### Directions
Restate the whole listing word for word. Pictures are left out.

****************

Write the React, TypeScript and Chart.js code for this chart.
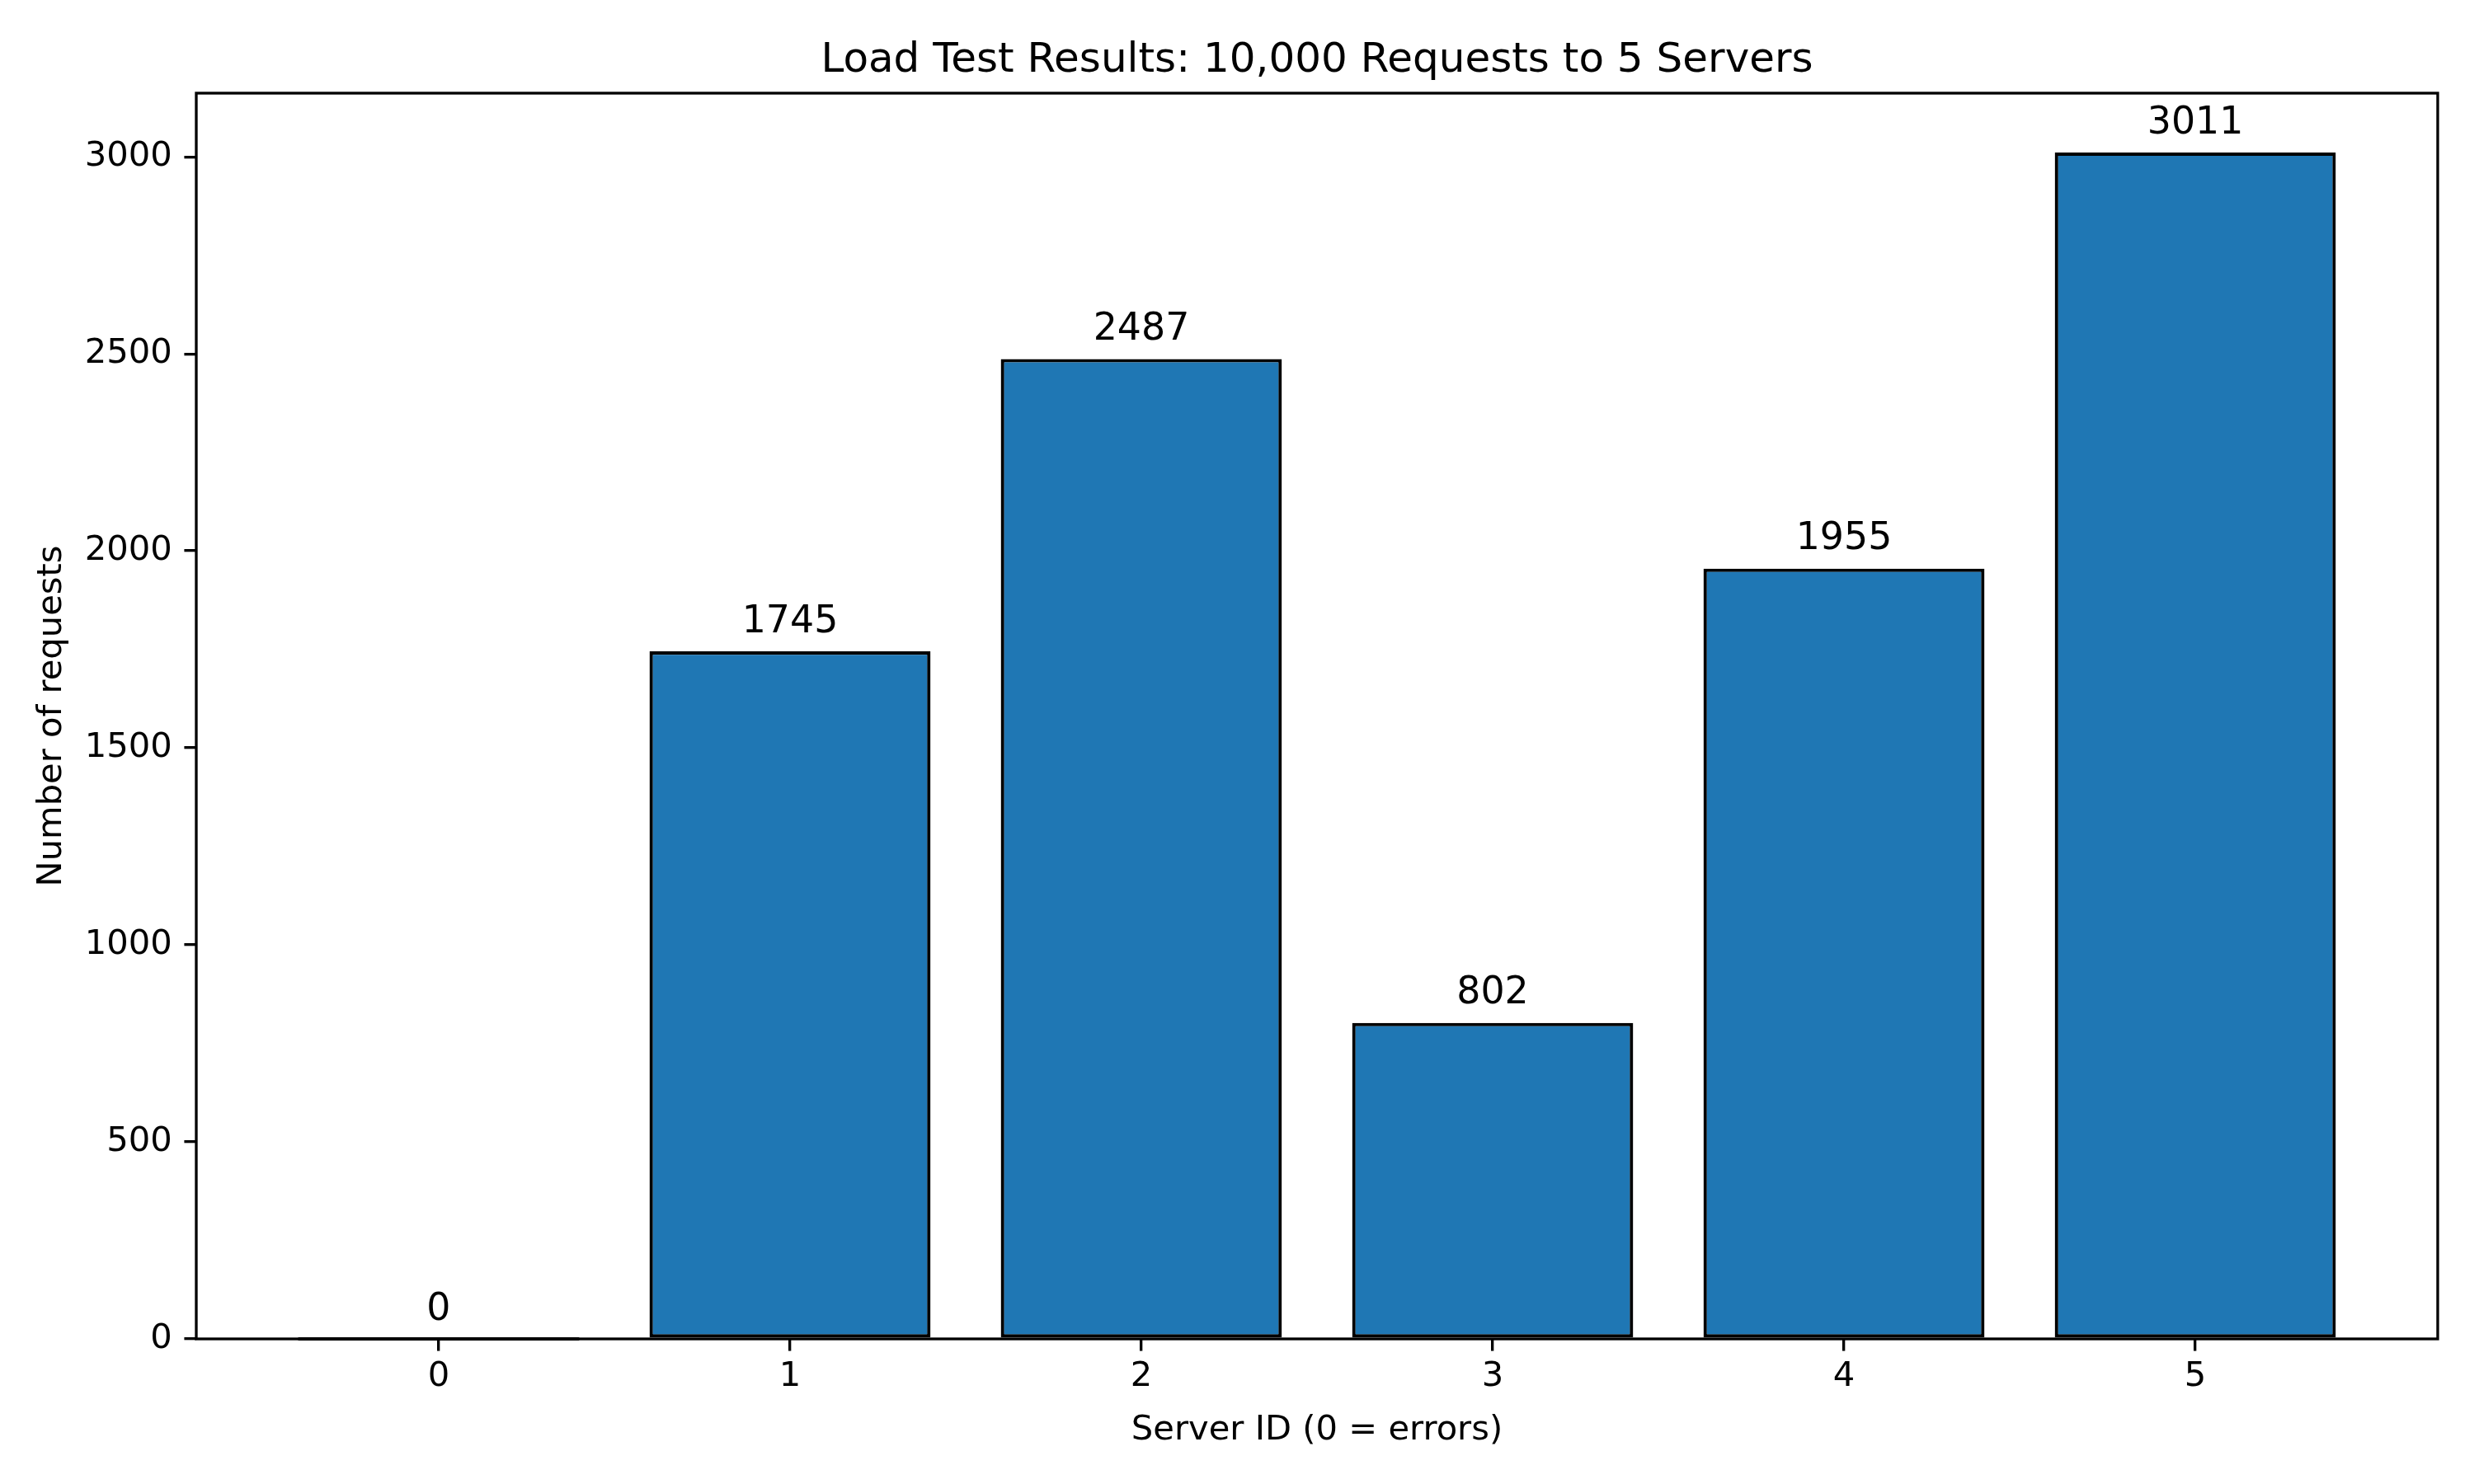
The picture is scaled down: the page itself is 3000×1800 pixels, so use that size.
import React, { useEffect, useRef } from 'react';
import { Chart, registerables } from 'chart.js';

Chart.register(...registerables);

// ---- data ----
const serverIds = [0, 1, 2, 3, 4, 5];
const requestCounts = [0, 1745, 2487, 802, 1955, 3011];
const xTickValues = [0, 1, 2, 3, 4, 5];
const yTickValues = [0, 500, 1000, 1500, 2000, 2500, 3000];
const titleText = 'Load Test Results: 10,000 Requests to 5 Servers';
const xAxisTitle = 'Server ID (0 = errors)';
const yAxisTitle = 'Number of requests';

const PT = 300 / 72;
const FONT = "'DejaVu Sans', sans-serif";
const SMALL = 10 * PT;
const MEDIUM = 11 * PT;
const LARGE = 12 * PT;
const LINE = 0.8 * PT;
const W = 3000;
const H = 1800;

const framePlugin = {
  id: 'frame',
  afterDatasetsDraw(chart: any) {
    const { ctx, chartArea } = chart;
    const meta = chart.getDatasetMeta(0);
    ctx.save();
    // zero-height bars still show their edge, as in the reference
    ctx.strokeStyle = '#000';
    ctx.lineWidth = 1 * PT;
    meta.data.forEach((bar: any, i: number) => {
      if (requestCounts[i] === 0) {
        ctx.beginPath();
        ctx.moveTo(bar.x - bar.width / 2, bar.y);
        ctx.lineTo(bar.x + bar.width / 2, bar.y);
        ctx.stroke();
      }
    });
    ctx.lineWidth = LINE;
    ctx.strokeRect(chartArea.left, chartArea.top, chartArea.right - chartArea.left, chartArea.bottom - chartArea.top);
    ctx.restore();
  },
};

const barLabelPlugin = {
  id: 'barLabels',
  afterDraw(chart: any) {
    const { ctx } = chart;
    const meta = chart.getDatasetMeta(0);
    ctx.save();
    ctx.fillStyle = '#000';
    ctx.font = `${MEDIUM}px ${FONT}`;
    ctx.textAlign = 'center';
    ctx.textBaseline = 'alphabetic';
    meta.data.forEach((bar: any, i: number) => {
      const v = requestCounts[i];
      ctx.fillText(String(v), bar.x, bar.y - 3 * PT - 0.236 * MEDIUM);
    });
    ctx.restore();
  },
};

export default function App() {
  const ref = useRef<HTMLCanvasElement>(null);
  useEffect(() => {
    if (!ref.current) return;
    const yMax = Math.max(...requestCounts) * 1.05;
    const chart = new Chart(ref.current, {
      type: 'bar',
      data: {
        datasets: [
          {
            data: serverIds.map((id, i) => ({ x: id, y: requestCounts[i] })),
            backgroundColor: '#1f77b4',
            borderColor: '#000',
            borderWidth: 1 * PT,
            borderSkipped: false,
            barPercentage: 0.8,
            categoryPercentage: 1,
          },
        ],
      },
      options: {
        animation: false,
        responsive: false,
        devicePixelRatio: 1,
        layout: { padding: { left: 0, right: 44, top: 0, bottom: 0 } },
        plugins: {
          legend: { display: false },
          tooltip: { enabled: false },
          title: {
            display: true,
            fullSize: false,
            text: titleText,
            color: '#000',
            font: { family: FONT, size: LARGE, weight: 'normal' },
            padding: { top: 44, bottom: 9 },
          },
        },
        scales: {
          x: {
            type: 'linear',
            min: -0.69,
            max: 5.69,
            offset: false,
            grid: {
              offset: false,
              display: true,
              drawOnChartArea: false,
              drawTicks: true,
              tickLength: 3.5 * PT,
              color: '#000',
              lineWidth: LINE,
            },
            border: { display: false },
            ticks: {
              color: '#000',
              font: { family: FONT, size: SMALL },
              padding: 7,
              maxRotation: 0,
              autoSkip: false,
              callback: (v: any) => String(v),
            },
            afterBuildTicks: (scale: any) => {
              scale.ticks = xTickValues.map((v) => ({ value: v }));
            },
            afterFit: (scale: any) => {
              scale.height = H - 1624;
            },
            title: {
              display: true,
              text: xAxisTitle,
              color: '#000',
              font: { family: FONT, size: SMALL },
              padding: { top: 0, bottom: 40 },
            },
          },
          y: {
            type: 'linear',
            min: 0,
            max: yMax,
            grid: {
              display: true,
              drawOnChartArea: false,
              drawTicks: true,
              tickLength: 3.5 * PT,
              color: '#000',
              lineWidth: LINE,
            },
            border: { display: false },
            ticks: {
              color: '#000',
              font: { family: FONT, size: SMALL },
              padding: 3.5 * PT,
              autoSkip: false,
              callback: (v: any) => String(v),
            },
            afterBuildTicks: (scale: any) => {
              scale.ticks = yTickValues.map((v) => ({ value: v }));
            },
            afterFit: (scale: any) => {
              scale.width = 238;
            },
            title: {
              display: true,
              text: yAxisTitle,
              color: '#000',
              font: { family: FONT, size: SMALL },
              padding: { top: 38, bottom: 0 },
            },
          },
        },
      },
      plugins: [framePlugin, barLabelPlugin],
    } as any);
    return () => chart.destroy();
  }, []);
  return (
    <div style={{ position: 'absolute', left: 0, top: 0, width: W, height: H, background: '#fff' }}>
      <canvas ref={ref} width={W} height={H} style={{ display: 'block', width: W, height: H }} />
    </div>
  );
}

****************

### Solved exercise
Write the React, TypeScript and Chart.js code for this chart.
The picture is scaled down: the page itself is 3000×1800 pixels, so use that size.
import React, { useEffect, useRef } from 'react';
import { Chart, registerables } from 'chart.js';

Chart.register(...registerables);

// ---- data ----
const serverIds = [0, 1, 2, 3, 4, 5];
const requestCounts = [0, 1745, 2487, 802, 1955, 3011];
const xTickValues = [0, 1, 2, 3, 4, 5];
const yTickValues = [0, 500, 1000, 1500, 2000, 2500, 3000];
const titleText = 'Load Test Results: 10,000 Requests to 5 Servers';
const xAxisTitle = 'Server ID (0 = errors)';
const yAxisTitle = 'Number of requests';

const PT = 300 / 72;
const FONT = "'DejaVu Sans', sans-serif";
const SMALL = 10 * PT;
const MEDIUM = 11 * PT;
const LARGE = 12 * PT;
const LINE = 0.8 * PT;
const W = 3000;
const H = 1800;

const framePlugin = {
  id: 'frame',
  afterDatasetsDraw(chart: any) {
    const { ctx, chartArea } = chart;
    const meta = chart.getDatasetMeta(0);
    ctx.save();
    // zero-height bars still show their edge, as in the reference
    ctx.strokeStyle = '#000';
    ctx.lineWidth = 1 * PT;
    meta.data.forEach((bar: any, i: number) => {
      if (requestCounts[i] === 0) {
        ctx.beginPath();
        ctx.moveTo(bar.x - bar.width / 2, bar.y);
        ctx.lineTo(bar.x + bar.width / 2, bar.y);
        ctx.stroke();
      }
    });
    ctx.lineWidth = LINE;
    ctx.strokeRect(chartArea.left, chartArea.top, chartArea.right - chartArea.left, chartArea.bottom - chartArea.top);
    ctx.restore();
  },
};

const barLabelPlugin = {
  id: 'barLabels',
  afterDraw(chart: any) {
    const { ctx } = chart;
    const meta = chart.getDatasetMeta(0);
    ctx.save();
    ctx.fillStyle = '#000';
    ctx.font = `${MEDIUM}px ${FONT}`;
    ctx.textAlign = 'center';
    ctx.textBaseline = 'alphabetic';
    meta.data.forEach((bar: any, i: number) => {
      const v = requestCounts[i];
      ctx.fillText(String(v), bar.x, bar.y - 3 * PT - 0.236 * MEDIUM);
    });
    ctx.restore();
  },
};

export default function App() {
  const ref = useRef<HTMLCanvasElement>(null);
  useEffect(() => {
    if (!ref.current) return;
    const yMax = Math.max(...requestCounts) * 1.05;
    const chart = new Chart(ref.current, {
      type: 'bar',
      data: {
        datasets: [
          {
            data: serverIds.map((id, i) => ({ x: id, y: requestCounts[i] })),
            backgroundColor: '#1f77b4',
            borderColor: '#000',
            borderWidth: 1 * PT,
            borderSkipped: false,
            barPercentage: 0.8,
            categoryPercentage: 1,
          },
        ],
      },
      options: {
        animation: false,
        responsive: false,
        devicePixelRatio: 1,
        layout: { padding: { left: 0, right: 44, top: 0, bottom: 0 } },
        plugins: {
          legend: { display: false },
          tooltip: { enabled: false },
          title: {
            display: true,
            fullSize: false,
            text: titleText,
            color: '#000',
            font: { family: FONT, size: LARGE, weight: 'normal' },
            padding: { top: 44, bottom: 9 },
          },
        },
        scales: {
          x: {
            type: 'linear',
            min: -0.69,
            max: 5.69,
            offset: false,
            grid: {
              offset: false,
              display: true,
              drawOnChartArea: false,
              drawTicks: true,
              tickLength: 3.5 * PT,
              color: '#000',
              lineWidth: LINE,
            },
            border: { display: false },
            ticks: {
              color: '#000',
              font: { family: FONT, size: SMALL },
              padding: 7,
              maxRotation: 0,
              autoSkip: false,
              callback: (v: any) => String(v),
            },
            afterBuildTicks: (scale: any) => {
              scale.ticks = xTickValues.map((v) => ({ value: v }));
            },
            afterFit: (scale: any) => {
              scale.height = H - 1624;
            },
            title: {
              display: true,
              text: xAxisTitle,
              color: '#000',
              font: { family: FONT, size: SMALL },
              padding: { top: 0, bottom: 40 },
            },
          },
          y: {
            type: 'linear',
            min: 0,
            max: yMax,
            grid: {
              display: true,
              drawOnChartArea: false,
              drawTicks: true,
              tickLength: 3.5 * PT,
              color: '#000',
              lineWidth: LINE,
            },
            border: { display: false },
            ticks: {
              color: '#000',
              font: { family: FONT, size: SMALL },
              padding: 3.5 * PT,
              autoSkip: false,
              callback: (v: any) => String(v),
            },
            afterBuildTicks: (scale: any) => {
              scale.ticks = yTickValues.map((v) => ({ value: v }));
            },
            afterFit: (scale: any) => {
              scale.width = 238;
            },
            title: {
              display: true,
              text: yAxisTitle,
              color: '#000',
              font: { family: FONT, size: SMALL },
              padding: { top: 38, bottom: 0 },
            },
          },
        },
      },
      plugins: [framePlugin, barLabelPlugin],
    } as any);
    return () => chart.destroy();
  }, []);
  return (
    <div style={{ position: 'absolute', left: 0, top: 0, width: W, height: H, background: '#fff' }}>
      <canvas ref={ref} width={W} height={H} style={{ display: 'block', width: W, height: H }} />
    </div>
  );
}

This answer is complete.